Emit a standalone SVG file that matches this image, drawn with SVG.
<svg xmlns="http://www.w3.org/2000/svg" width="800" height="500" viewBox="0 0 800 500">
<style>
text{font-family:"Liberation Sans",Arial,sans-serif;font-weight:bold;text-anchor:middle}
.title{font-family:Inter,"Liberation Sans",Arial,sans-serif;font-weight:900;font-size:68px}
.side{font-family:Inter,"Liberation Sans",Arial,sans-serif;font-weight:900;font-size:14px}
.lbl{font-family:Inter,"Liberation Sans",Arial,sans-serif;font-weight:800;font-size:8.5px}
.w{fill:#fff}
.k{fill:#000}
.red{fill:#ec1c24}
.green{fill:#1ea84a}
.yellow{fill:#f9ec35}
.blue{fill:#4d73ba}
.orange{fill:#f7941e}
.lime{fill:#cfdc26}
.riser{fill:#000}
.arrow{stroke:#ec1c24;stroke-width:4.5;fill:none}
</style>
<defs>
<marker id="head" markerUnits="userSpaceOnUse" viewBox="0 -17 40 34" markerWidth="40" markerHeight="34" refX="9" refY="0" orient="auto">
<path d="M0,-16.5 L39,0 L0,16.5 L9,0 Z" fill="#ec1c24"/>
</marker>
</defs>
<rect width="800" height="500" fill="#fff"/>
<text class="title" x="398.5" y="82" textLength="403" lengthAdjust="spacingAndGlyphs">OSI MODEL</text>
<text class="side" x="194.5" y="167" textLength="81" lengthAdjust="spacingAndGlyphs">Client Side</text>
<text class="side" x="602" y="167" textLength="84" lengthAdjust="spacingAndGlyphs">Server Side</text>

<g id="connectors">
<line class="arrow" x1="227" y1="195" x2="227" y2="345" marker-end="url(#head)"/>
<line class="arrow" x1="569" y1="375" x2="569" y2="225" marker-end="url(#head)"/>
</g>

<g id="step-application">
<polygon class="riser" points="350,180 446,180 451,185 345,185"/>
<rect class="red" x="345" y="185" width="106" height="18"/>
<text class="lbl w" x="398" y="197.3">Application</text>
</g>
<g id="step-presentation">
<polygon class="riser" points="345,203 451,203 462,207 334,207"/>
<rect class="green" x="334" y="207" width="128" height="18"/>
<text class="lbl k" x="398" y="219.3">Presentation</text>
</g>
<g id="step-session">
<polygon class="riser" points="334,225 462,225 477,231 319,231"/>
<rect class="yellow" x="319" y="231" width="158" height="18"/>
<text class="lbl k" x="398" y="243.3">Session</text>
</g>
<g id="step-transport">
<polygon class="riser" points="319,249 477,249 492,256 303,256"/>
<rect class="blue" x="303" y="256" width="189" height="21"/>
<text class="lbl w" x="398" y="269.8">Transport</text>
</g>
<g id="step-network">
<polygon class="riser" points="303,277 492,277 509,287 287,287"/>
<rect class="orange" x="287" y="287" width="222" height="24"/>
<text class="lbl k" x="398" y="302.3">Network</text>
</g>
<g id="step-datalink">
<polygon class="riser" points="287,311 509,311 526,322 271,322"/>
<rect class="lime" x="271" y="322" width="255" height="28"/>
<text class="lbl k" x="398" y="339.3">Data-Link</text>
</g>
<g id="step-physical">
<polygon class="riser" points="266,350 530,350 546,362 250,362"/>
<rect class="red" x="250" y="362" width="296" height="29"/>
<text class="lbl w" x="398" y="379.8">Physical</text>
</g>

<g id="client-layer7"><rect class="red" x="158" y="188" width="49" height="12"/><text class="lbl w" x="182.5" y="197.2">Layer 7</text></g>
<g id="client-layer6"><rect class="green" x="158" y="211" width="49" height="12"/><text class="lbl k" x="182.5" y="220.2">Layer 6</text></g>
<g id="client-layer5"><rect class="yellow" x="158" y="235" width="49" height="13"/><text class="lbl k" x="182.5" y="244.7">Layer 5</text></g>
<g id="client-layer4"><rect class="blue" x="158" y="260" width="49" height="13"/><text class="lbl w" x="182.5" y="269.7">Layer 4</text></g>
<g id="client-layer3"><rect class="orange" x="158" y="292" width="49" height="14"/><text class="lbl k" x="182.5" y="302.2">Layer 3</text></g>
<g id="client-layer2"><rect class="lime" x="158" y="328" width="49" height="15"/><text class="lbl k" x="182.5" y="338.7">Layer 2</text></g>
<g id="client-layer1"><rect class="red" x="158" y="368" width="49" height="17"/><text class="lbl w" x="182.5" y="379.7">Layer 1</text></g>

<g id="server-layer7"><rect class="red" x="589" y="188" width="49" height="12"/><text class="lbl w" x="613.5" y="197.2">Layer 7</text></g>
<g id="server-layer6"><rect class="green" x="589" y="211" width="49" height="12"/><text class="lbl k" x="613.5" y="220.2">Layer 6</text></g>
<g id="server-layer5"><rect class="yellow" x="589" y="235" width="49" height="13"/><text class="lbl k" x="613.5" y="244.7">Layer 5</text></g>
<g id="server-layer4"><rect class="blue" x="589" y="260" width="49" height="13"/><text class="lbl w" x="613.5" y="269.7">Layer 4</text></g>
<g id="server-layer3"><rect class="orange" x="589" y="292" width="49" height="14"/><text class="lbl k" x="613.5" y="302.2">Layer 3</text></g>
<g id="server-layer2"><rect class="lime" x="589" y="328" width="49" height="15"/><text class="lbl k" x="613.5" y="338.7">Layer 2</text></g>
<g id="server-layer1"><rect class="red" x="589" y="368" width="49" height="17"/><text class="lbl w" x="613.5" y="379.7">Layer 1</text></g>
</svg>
◆ ◆ ◆ ◆
What you have to do →
Give the listing above again, word for word.

Answer below →
Emit a standalone SVG file that matches this image, drawn with SVG.
<svg xmlns="http://www.w3.org/2000/svg" width="800" height="500" viewBox="0 0 800 500">
<style>
text{font-family:"Liberation Sans",Arial,sans-serif;font-weight:bold;text-anchor:middle}
.title{font-family:Inter,"Liberation Sans",Arial,sans-serif;font-weight:900;font-size:68px}
.side{font-family:Inter,"Liberation Sans",Arial,sans-serif;font-weight:900;font-size:14px}
.lbl{font-family:Inter,"Liberation Sans",Arial,sans-serif;font-weight:800;font-size:8.5px}
.w{fill:#fff}
.k{fill:#000}
.red{fill:#ec1c24}
.green{fill:#1ea84a}
.yellow{fill:#f9ec35}
.blue{fill:#4d73ba}
.orange{fill:#f7941e}
.lime{fill:#cfdc26}
.riser{fill:#000}
.arrow{stroke:#ec1c24;stroke-width:4.5;fill:none}
</style>
<defs>
<marker id="head" markerUnits="userSpaceOnUse" viewBox="0 -17 40 34" markerWidth="40" markerHeight="34" refX="9" refY="0" orient="auto">
<path d="M0,-16.5 L39,0 L0,16.5 L9,0 Z" fill="#ec1c24"/>
</marker>
</defs>
<rect width="800" height="500" fill="#fff"/>
<text class="title" x="398.5" y="82" textLength="403" lengthAdjust="spacingAndGlyphs">OSI MODEL</text>
<text class="side" x="194.5" y="167" textLength="81" lengthAdjust="spacingAndGlyphs">Client Side</text>
<text class="side" x="602" y="167" textLength="84" lengthAdjust="spacingAndGlyphs">Server Side</text>

<g id="connectors">
<line class="arrow" x1="227" y1="195" x2="227" y2="345" marker-end="url(#head)"/>
<line class="arrow" x1="569" y1="375" x2="569" y2="225" marker-end="url(#head)"/>
</g>

<g id="step-application">
<polygon class="riser" points="350,180 446,180 451,185 345,185"/>
<rect class="red" x="345" y="185" width="106" height="18"/>
<text class="lbl w" x="398" y="197.3">Application</text>
</g>
<g id="step-presentation">
<polygon class="riser" points="345,203 451,203 462,207 334,207"/>
<rect class="green" x="334" y="207" width="128" height="18"/>
<text class="lbl k" x="398" y="219.3">Presentation</text>
</g>
<g id="step-session">
<polygon class="riser" points="334,225 462,225 477,231 319,231"/>
<rect class="yellow" x="319" y="231" width="158" height="18"/>
<text class="lbl k" x="398" y="243.3">Session</text>
</g>
<g id="step-transport">
<polygon class="riser" points="319,249 477,249 492,256 303,256"/>
<rect class="blue" x="303" y="256" width="189" height="21"/>
<text class="lbl w" x="398" y="269.8">Transport</text>
</g>
<g id="step-network">
<polygon class="riser" points="303,277 492,277 509,287 287,287"/>
<rect class="orange" x="287" y="287" width="222" height="24"/>
<text class="lbl k" x="398" y="302.3">Network</text>
</g>
<g id="step-datalink">
<polygon class="riser" points="287,311 509,311 526,322 271,322"/>
<rect class="lime" x="271" y="322" width="255" height="28"/>
<text class="lbl k" x="398" y="339.3">Data-Link</text>
</g>
<g id="step-physical">
<polygon class="riser" points="266,350 530,350 546,362 250,362"/>
<rect class="red" x="250" y="362" width="296" height="29"/>
<text class="lbl w" x="398" y="379.8">Physical</text>
</g>

<g id="client-layer7"><rect class="red" x="158" y="188" width="49" height="12"/><text class="lbl w" x="182.5" y="197.2">Layer 7</text></g>
<g id="client-layer6"><rect class="green" x="158" y="211" width="49" height="12"/><text class="lbl k" x="182.5" y="220.2">Layer 6</text></g>
<g id="client-layer5"><rect class="yellow" x="158" y="235" width="49" height="13"/><text class="lbl k" x="182.5" y="244.7">Layer 5</text></g>
<g id="client-layer4"><rect class="blue" x="158" y="260" width="49" height="13"/><text class="lbl w" x="182.5" y="269.7">Layer 4</text></g>
<g id="client-layer3"><rect class="orange" x="158" y="292" width="49" height="14"/><text class="lbl k" x="182.5" y="302.2">Layer 3</text></g>
<g id="client-layer2"><rect class="lime" x="158" y="328" width="49" height="15"/><text class="lbl k" x="182.5" y="338.7">Layer 2</text></g>
<g id="client-layer1"><rect class="red" x="158" y="368" width="49" height="17"/><text class="lbl w" x="182.5" y="379.7">Layer 1</text></g>

<g id="server-layer7"><rect class="red" x="589" y="188" width="49" height="12"/><text class="lbl w" x="613.5" y="197.2">Layer 7</text></g>
<g id="server-layer6"><rect class="green" x="589" y="211" width="49" height="12"/><text class="lbl k" x="613.5" y="220.2">Layer 6</text></g>
<g id="server-layer5"><rect class="yellow" x="589" y="235" width="49" height="13"/><text class="lbl k" x="613.5" y="244.7">Layer 5</text></g>
<g id="server-layer4"><rect class="blue" x="589" y="260" width="49" height="13"/><text class="lbl w" x="613.5" y="269.7">Layer 4</text></g>
<g id="server-layer3"><rect class="orange" x="589" y="292" width="49" height="14"/><text class="lbl k" x="613.5" y="302.2">Layer 3</text></g>
<g id="server-layer2"><rect class="lime" x="589" y="328" width="49" height="15"/><text class="lbl k" x="613.5" y="338.7">Layer 2</text></g>
<g id="server-layer1"><rect class="red" x="589" y="368" width="49" height="17"/><text class="lbl w" x="613.5" y="379.7">Layer 1</text></g>
</svg>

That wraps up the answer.